— BEGIN Listing —
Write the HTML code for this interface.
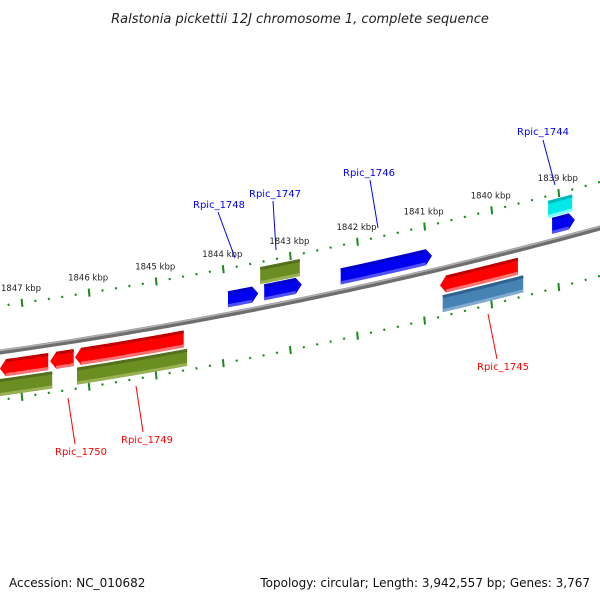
<!DOCTYPE html>
<html><head><meta charset="utf-8"><style>
body{margin:0;background:#fff;}
svg{display:block;font-family:"DejaVu Sans","Liberation Sans",sans-serif;}
</style></head><body>
<svg id="map" width="600" height="600" viewBox="0 0 600 600">
<text x="300" y="23" text-anchor="middle" font-size="13" font-style="italic" fill="#222">Ralstonia pickettii 12J chromosome 1, complete sequence</text>
<text x="9" y="587" font-size="12" fill="#111">Accession: NC_010682</text>
<text x="590" y="587" text-anchor="end" font-size="12" fill="#111">Topology: circular; Length: 3,942,557 bp; Genes: 3,767</text>
</svg>
<script>
// data
const tickLabels = [1847,1846,1845,1844,1843,1842,1841,1840,1839];
const geneNames = ["Rpic_1748","Rpic_1747","Rpic_1746","Rpic_1744","Rpic_1745","Rpic_1749","Rpic_1750"];
// features: [startKbp, endKbp]
const blueGenes = [[1843.93,1843.48],[1843.39,1842.83],[1842.25,1840.89],[1839.10,1838.76]];
const oliveTopGenes = [[1843.45,1842.86]];
const cyanGenes = [[1839.16,1838.80]];
const redGenes = [[1847.33,1846.61],[1846.58,1846.23],[1846.21,1844.59],[1840.77,1839.61]];
const oliveBottomGenes = [[1847.33,1846.55],[1846.18,1844.54]];
const steelGenes = [[1840.73,1839.53]];

const NS="http://www.w3.org/2000/svg";
const svg=document.getElementById('map');
function X(k){return 22+(1847-k)*67.1;}
function Y(x){return 352-0.14*x-0.0001111*x*x;}
function mk(t,a){const e=document.createElementNS(NS,t);for(const k in a)e.setAttribute(k,a[k]);svg.appendChild(e);return e;}

// backbone
let d="";for(let x=-10;x<=610;x+=10){d+=(x===-10?"M":"L")+x+","+Y(x).toFixed(1);}
let bb=mk('path',{d:d,stroke:'#6e6e6e','stroke-width':5,fill:'none'});


let bb2=mk('path',{d:d,stroke:'#b0b0b0','stroke-width':1.5,fill:'none',transform:'translate(0,-1.5)'});



// tick lines
function ticks(off,labels,name){
  for(let k=1848;k>=1838;k-=0.2){
    const kk=Math.round(k*10)/10;const x=X(kk);if(x<-5||x>605)continue;
    const y=Y(x)+off;const major=Math.abs(kk-Math.round(kk))<0.01;
    const t=mk('line',{x1:x-0.4,y1:y-(major?4:1),x2:x+0.4,y2:y+(major?4:1),stroke:'#1a8a1a','stroke-width':2});
    
    
  }
}
ticks(-46,true,'upper');
ticks(48,false,'lower');
tickLabels.forEach(k=>{const x=X(k);const t=mk('text',{x:x-21,y:Y(x)-46-12,'font-size':8.5,fill:'#222'});t.textContent=k+" kbp";

});

// genes
function gene(s,e,o1,o2,fill,dark,light,dir,name){
  let x1=X(s),x2=X(e);const h=6;let top=[],bot=[];
  const a=x1+(dir<0?h:0), b=x2-(dir>0?h:0);
  for(let i=0;i<=8;i++){const x=a+(b-a)*i/8;top.push([x,Y(x)+o1]);bot.push([x,Y(x)+o2]);}
  let pts=top.slice();
  if(dir>0){pts.push([x2,Y(x2)+(o1+o2)/2]);}
  pts=pts.concat(bot.slice().reverse());
  if(dir<0){pts.push([x1,Y(x1)+(o1+o2)/2]);}
  if(dir===0){pts=top.concat(bot.slice().reverse());}
  const p=mk('polygon',{points:pts.map(q=>q.map(v=>v.toFixed(1)).join(',')).join(' '),fill:fill});
  
  
  let s1=top.map(q=>q[0]+','+(q[1]+1.5).toFixed(1)).join(' ');
  mk('polyline',{points:s1,stroke:dark,'stroke-width':3,fill:'none'});
  let s2=bot.map(q=>q[0]+','+(q[1]-1.5).toFixed(1)).join(' ');
  mk('polyline',{points:s2,stroke:light,'stroke-width':3,fill:'none'});
}
blueGenes.forEach(g=>gene(g[0],g[1],-23,-7,'#0000f0','#0000c8','#5050ff',1,'blue-gene'));
oliveTopGenes.forEach(g=>gene(g[0],g[1],-41,-24,'#6b8e23','#55701c','#9ab055',0,'olive-gene'));
cyanGenes.forEach(g=>gene(g[0],g[1],-41,-24,'#00e8e8','#00b8b8','#80ffff',0,'cyan-gene'));
redGenes.forEach(g=>gene(g[0],g[1],8,25,'#ff0000','#c00000','#ff7070',-1,'red-gene'));
oliveBottomGenes.forEach(g=>gene(g[0],g[1],27,44,'#6b8e23','#55701c','#9ab055',0,'olive-gene'));
steelGenes.forEach(g=>gene(g[0],g[1],27,44,'#4682b4','#2f6290','#80aad0',0,'steelblue-gene'));

// labels
const labelPos=[[193,208,'blue',235,258,218,212],[249,197,'blue',276,250,273,201],[343,176,'blue',378,228,370,180],[517,135,'blue',555,185,543,140],[477,370,'red',488,314,497,359],[121,443,'red',136,386,143,432],[55,455,'red',68,398,75,444]];
geneNames.forEach((n,i)=>{const L=labelPos[i];
  const ln=mk('line',{x1:L[5],y1:L[6],x2:L[3],y2:L[4],stroke:L[2]==='blue'?'#0000ff':'#ff0000','stroke-width':1});
  
  
  const t=mk('text',{x:L[0],y:L[1],'font-size':10,fill:L[2]==='blue'?'#0000ff':'#ff0000'});t.textContent=n;
  
  
});
</script>
</body></html>
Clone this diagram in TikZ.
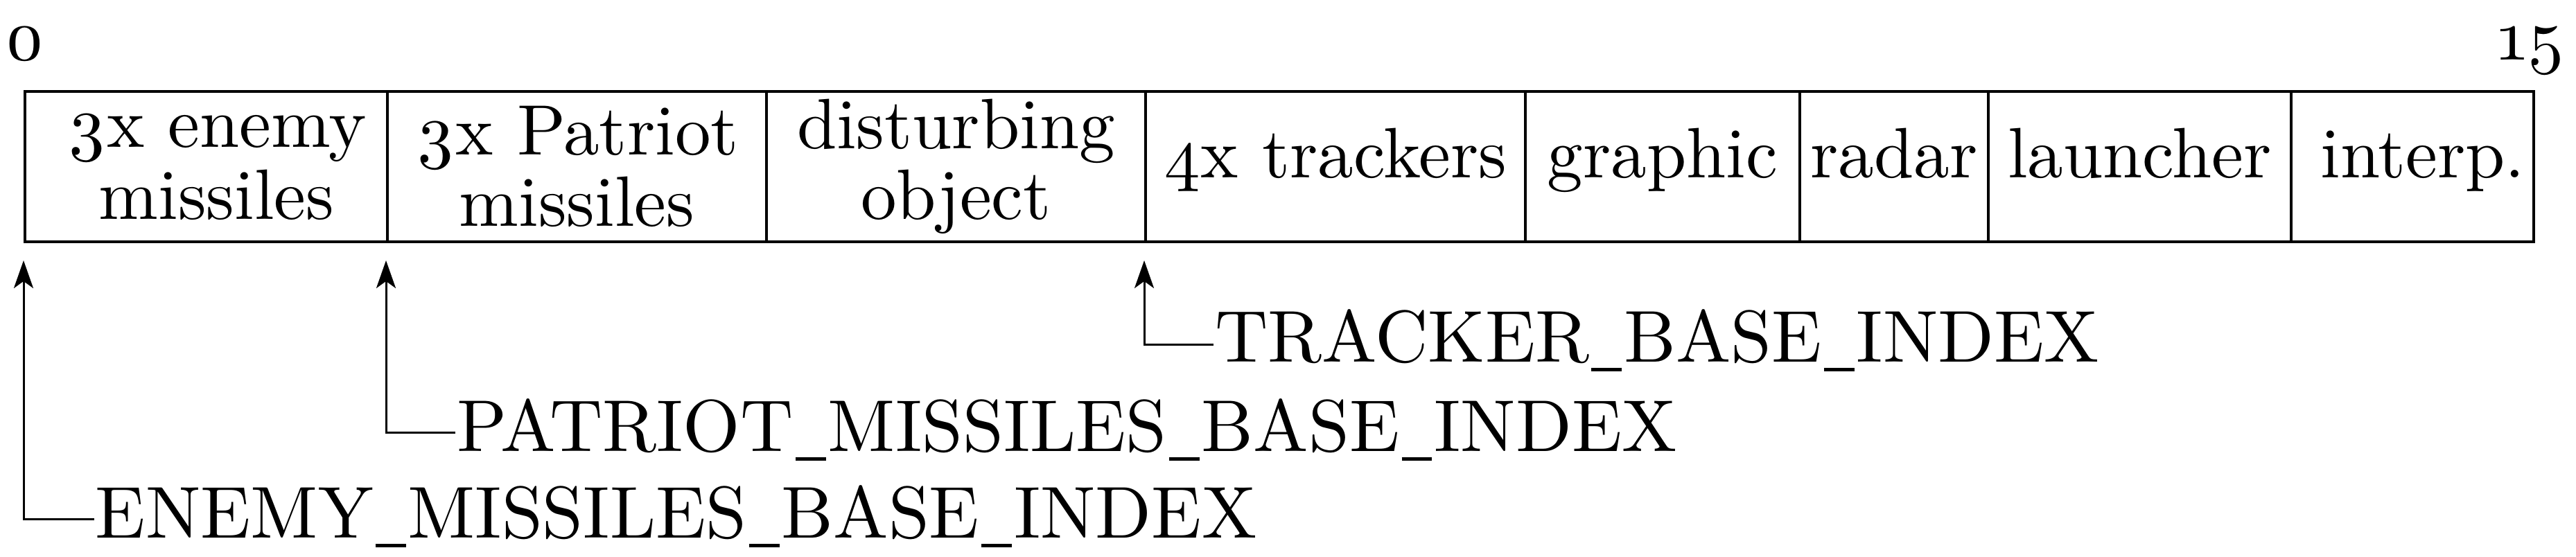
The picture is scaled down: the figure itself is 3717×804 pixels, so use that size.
\documentclass[tikz,border=0pt]{standalone}
\usepackage{fontspec}
\setmainfont{Latin Modern Roman}
\usetikzlibrary{arrows.meta}
\newcommand{\osf}[1]{\oldstylenums{#1}}
\newcommand{\us}{\kern0.3pt\rule[-1.35pt]{4.4pt}{0.5pt}\kern0.3pt}
\begin{document}
\begin{tikzpicture}[x=0.1pt,y=-0.1pt,
  cell/.style={draw,line width=0.4pt,rectangle,inner sep=0pt,anchor=north west,minimum height=21.7pt,
    align=center,font=\fontsize{10.3pt}{8.5pt}\selectfont},
  oneline/.style={text height=6.6pt,text depth=3.3pt},
  idx/.style={inner sep=0pt,font=\fontsize{10.3pt}{10pt}\selectfont},
  lbl/.style={anchor=base west,inner sep=0pt,font=\fontsize{10.6pt}{12pt}\selectfont},
  arr/.style={line width=0.3pt,-{Stealth[length=4pt,width=2.8pt,inset=1pt]}}]
\useasboundingbox (0,0) rectangle (3717,804);
\fill[white] (0,0) rectangle (3717,804);
% cells
\node[cell,minimum width=52.3pt] (c1) at (34,130) {\hspace*{3pt}\osf{3}x enemy\\\hspace*{3pt}missiles};
\node[cell,minimum width=54.7pt] (c2) at (557,130) {\osf{3}x Patriot\\missiles};
\node[cell,minimum width=54.7pt] (c3) at (1104,130) {disturbing\\object};
\node[cell,oneline,minimum width=54.8pt] (c4) at (1651,130) {\osf{4}x trackers};
\node[cell,oneline,minimum width=39.6pt] (c5) at (2199,130) {graphic};
\node[cell,oneline,minimum width=27.2pt] (c6) at (2595,130) {radar};
\node[cell,oneline,minimum width=43.7pt] (c7) at (2867,130) {launcher};
\node[cell,oneline,minimum width=35.0pt] (c8) at (3304,130) {\hspace*{3pt}interp.};
% indices
\node[idx,anchor=base] (n0) at (36,87) {\osf{0}};
\node[idx,anchor=base] (n15) at (3653,87) {\osf{15}};
% labels
\node[lbl] (lT) at (1751,523) {TRACKER\us BASE\us INDEX};
\node[lbl] (lP) at (657,652) {PATRIOT\us MISSILES\us BASE\us INDEX};
\node[lbl] (lE) at (136,777) {ENEMY\us MISSILES\us BASE\us INDEX};
% arrow targets
\coordinate (tE) at ([yshift=-2.5pt]c1.south west);
\coordinate (tP) at ([yshift=-2.5pt]c2.south west);
\coordinate (tT) at ([yshift=-2.5pt]c4.south west);
\draw[arr] ([yshift=2.5pt]lT.base west) -| (tT);
\draw[arr] ([yshift=2.7pt]lP.base west) -| (tP);
\draw[arr] ([yshift=2.7pt]lE.base west) -| (tE);
\end{tikzpicture}
\end{document}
— END Listing —
• Short problem: From the records given above, copy all lines containing "this".

• Exercise answer:
Write the HTML code for this interface.
Clone this diagram in TikZ.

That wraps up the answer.